Tutto questo solo per raggiungere il parco più vicino.
C’è da dire che il centro città non abbonda proprio di parchi urbani di grandi dimensioni, pur potendo vantare deliziose piazze alberate e lastricate con grandi aiuole, abitualmente frequentate da turbe di bimbi che sciamano nel post scuola e stormi famelici di piccioni.


Tutto sommato però, in relazione alle dimensioni del centro, gli spazi verdi non mancano.
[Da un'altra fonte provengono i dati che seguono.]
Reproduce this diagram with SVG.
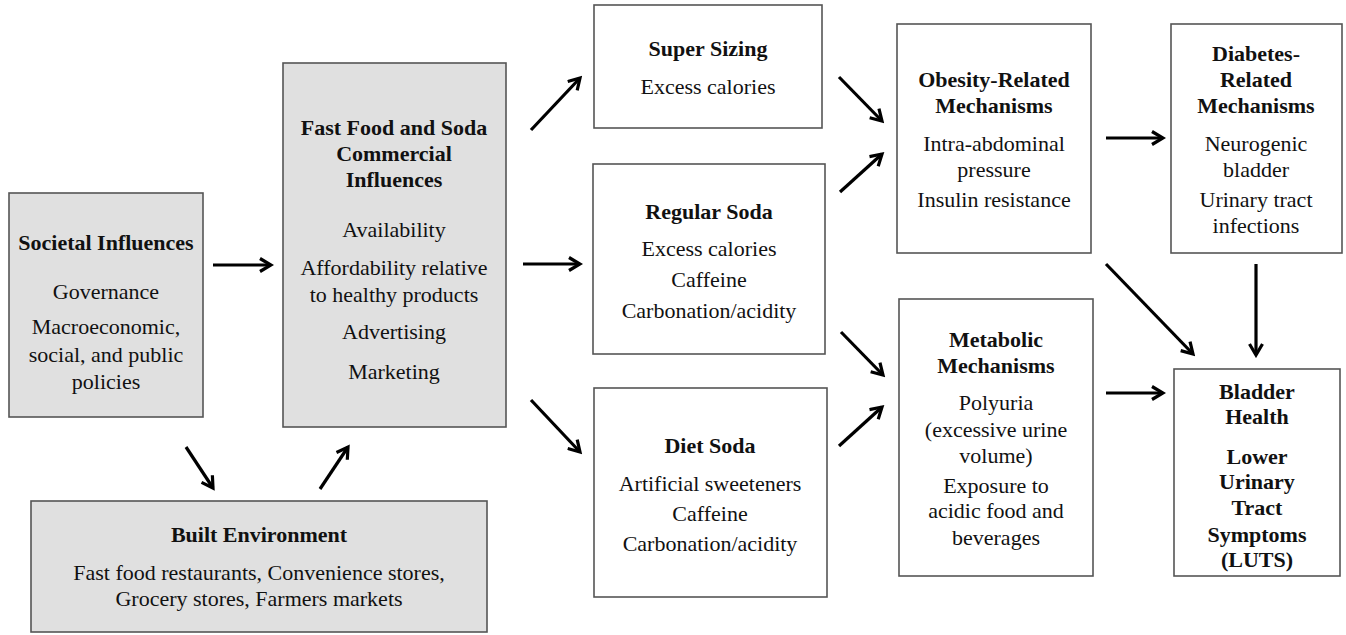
<svg xmlns="http://www.w3.org/2000/svg" width="1346" height="635" viewBox="0 0 1346 635">
<defs>
<style>
.box{fill:#ffffff;stroke:#555555;stroke-width:1.6}
.gbox{fill:#e0e0e0;stroke:#555555;stroke-width:1.6}
text{font-family:"Liberation Serif","Times New Roman",serif;font-size:22px;fill:#111111;text-anchor:middle}
.t{font-weight:bold}
.c{stroke:#000000;stroke-width:3.2;fill:none;marker-end:url(#ah)}
</style>
<marker id="ah" viewBox="0 0 16 16" markerWidth="16" markerHeight="16" refX="13" refY="8" orient="auto" markerUnits="userSpaceOnUse">
<path d="M2,1.5 L13,8 L2,14.5" fill="none" stroke="#000000" stroke-width="3.2" stroke-linejoin="miter"/>
</marker>
</defs>
<rect width="1346" height="635" fill="#ffffff"/>

<g id="societal">
<rect class="gbox" x="9" y="193" width="194" height="224"/>
<text class="t" x="106" y="250">Societal Influences</text>
<text x="106" y="299">Governance</text>
<text x="106" y="334">Macroeconomic,</text>
<text x="106" y="362">social, and public</text>
<text x="106" y="389">policies</text>
</g>

<g id="fastfood">
<rect class="gbox" x="283" y="63" width="223" height="364"/>
<text class="t" x="394" y="135">Fast Food and Soda</text>
<text class="t" x="394" y="161">Commercial</text>
<text class="t" x="394" y="187">Influences</text>
<text x="394" y="237">Availability</text>
<text x="394" y="275">Affordability relative</text>
<text x="394" y="302">to healthy products</text>
<text x="394" y="339">Advertising</text>
<text x="394" y="379">Marketing</text>
</g>

<g id="built">
<rect class="gbox" x="31" y="501" width="456" height="131"/>
<text class="t" x="259" y="542">Built Environment</text>
<text x="259" y="580">Fast food restaurants, Convenience stores,</text>
<text x="259" y="606">Grocery stores, Farmers markets</text>
</g>

<g id="supersizing">
<rect class="box" x="594" y="5" width="228" height="123"/>
<text class="t" x="708" y="56">Super Sizing</text>
<text x="708" y="94">Excess calories</text>
</g>

<g id="regularsoda">
<rect class="box" x="593" y="164" width="232" height="190"/>
<text class="t" x="709" y="219">Regular Soda</text>
<text x="709" y="256">Excess calories</text>
<text x="709" y="287">Caffeine</text>
<text x="709" y="318">Carbonation/acidity</text>
</g>

<g id="dietsoda">
<rect class="box" x="594" y="388" width="233" height="209"/>
<text class="t" x="710" y="453">Diet Soda</text>
<text x="710" y="491">Artificial sweeteners</text>
<text x="710" y="521">Caffeine</text>
<text x="710" y="551">Carbonation/acidity</text>
</g>

<g id="obesity">
<rect class="box" x="897" y="24" width="194" height="229"/>
<text class="t" x="994" y="87">Obesity-Related</text>
<text class="t" x="994" y="113">Mechanisms</text>
<text x="994" y="151">Intra-abdominal</text>
<text x="994" y="177">pressure</text>
<text x="994" y="207">Insulin resistance</text>
</g>

<g id="diabetes">
<rect class="box" x="1171" y="24" width="171" height="229"/>
<text class="t" x="1256" y="61">Diabetes-</text>
<text class="t" x="1256" y="87">Related</text>
<text class="t" x="1256" y="113">Mechanisms</text>
<text x="1256" y="151">Neurogenic</text>
<text x="1256" y="177">bladder</text>
<text x="1256" y="207">Urinary tract</text>
<text x="1256" y="233">infections</text>
</g>

<g id="metabolic">
<rect class="box" x="899" y="299" width="194" height="277"/>
<text class="t" x="996" y="347">Metabolic</text>
<text class="t" x="996" y="373">Mechanisms</text>
<text x="996" y="410">Polyuria</text>
<text x="996" y="437">(excessive urine</text>
<text x="996" y="463">volume)</text>
<text x="996" y="493">Exposure to</text>
<text x="996" y="518">acidic food and</text>
<text x="996" y="545">beverages</text>
</g>

<g id="bladder">
<rect class="box" x="1174" y="369" width="166" height="207"/>
<text class="t" x="1257" y="399">Bladder</text>
<text class="t" x="1257" y="424">Health</text>
<text class="t" x="1257" y="464">Lower</text>
<text class="t" x="1257" y="489">Urinary</text>
<text class="t" x="1257" y="515">Tract</text>
<text class="t" x="1257" y="542">Symptoms</text>
<text class="t" x="1257" y="567">(LUTS)</text>
</g>

<g id="connectors">
<line class="c" x1="213" y1="265" x2="271" y2="265"/>
<line class="c" x1="186" y1="447" x2="213" y2="488"/>
<line class="c" x1="320" y1="489" x2="348" y2="447"/>
<line class="c" x1="531" y1="130" x2="580" y2="78"/>
<line class="c" x1="523" y1="264" x2="580" y2="264"/>
<line class="c" x1="531" y1="400" x2="580" y2="452"/>
<line class="c" x1="839" y1="77" x2="882" y2="121"/>
<line class="c" x1="840" y1="192" x2="882" y2="154"/>
<line class="c" x1="841" y1="332" x2="883" y2="375"/>
<line class="c" x1="839" y1="446" x2="882" y2="407"/>
<line class="c" x1="1106" y1="138" x2="1163" y2="138"/>
<line class="c" x1="1106" y1="264" x2="1193" y2="354"/>
<line class="c" x1="1256" y1="264" x2="1256" y2="355"/>
<line class="c" x1="1106" y1="393" x2="1163" y2="393"/>
</g>
</svg>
I più importanti sono principalmente due: uno è lo storico giardino Scotto, ex fortezza ora munita di ampio spazio gioco per piccoli di ogni fascia di età (strutture metalliche dai bizzarri ed eleganti profili gaudiani progettati più in funzione dell’estetica architettonica che di una reale sicurezza infantile), e inoltre luogo per piacevoli passeggiate; l'altro, il parco urbano delle Piagge, un lungo tratto di lungofiume alberato e attrezzato, assiduamente frequentato da fanatici del fitness, fanatici cinofili, e qualche scarrozzatrice di passeggini più o meno fanatica, oltre che da una sterminata popolazione di pappatacei che rendono in ogni stagione altamente sconsigliata e fastidiosa una permanenza prolungata con bimbi su quei lidi.


A metà strada tra il mare e i monti, raggiungibili in pochi minuti di auto per una fuga estemporanea dalla quotidianità, la città rappresenta per il mio modo di vivere la maternità, casalinga ma proiettata verso il mondo, un universo ideale in scala ridotta: gran cosa quando ti ritrovi a dover gestire i ritmi e i tetti di tolleranza minimi di un bambino piccolo anche solo per passare un pomeriggio in spiaggia!


Il visitatore occasionale che gira oggigiorno per le strade di Pisa potrebbe imbattersi facilmente in un curioso e caratteristico duetto di cicliste: una sulla trentina, una massa di capelli scomposta e indistinta, guida una bicicletta d’epoca cigolante e arrugginita che ondeggia sotto il peso delle buste della spesa; spesso pedala cantando “Lo sai che i papaveri son alti alti alti”; l’altra sull’anno di età, ballonzola sul seggiolino a ritmo e tiene traccia degli oggetti degni di nota che incontra lungo il percorso, come per esempio può essere un cane o un piccione, o una signora alla fermata dell’autobus.


E’ questa la città dove ogni pomeriggio ce ne andiamo a giocare e passeggiare in un parchetto diverso, a rotazione, che siam gente che ama cambiare noi, oggi qui, domani lì, e però i bambini che incontriamo finiscono per essere sempre gli stessi.
La città dove andiamo ogni tanto a trovare babbo a lavoro, e sostiamo a lungo lì fuori, sul piazzale lastricato davanti al negozio perché passa sempre qualche amico o conoscente che si ferma a scambiare due chiacchiere.
La città i cui abitanti difficilmente si mostrano giulivi e ciarlieri col primo venuto, che magari ti salutano col grugno e ti guardano strano se non corrispondi ai loro standard mentali, ma che se poi riesci a penetrare il loro muro di diffidenza sanno mostrarti il loro lato più affabile e affettuoso.

Ci sono le libecciate calde che portano l’afa insopportabile dal mare, e i venti di neve che spazzano via le nubi e ti sferzano la faccia in inverno.
Ci sono i suoi lungarni variopinti di facciate ocra e gialle e rosso mattone, i nostri luoghi noti, i selciati dove lei ha intrapreso le sue prime esplorazioni autonome, e la sensazione di avere tutto un microcosmo a portata di mano, come un nostro personale parco giochi.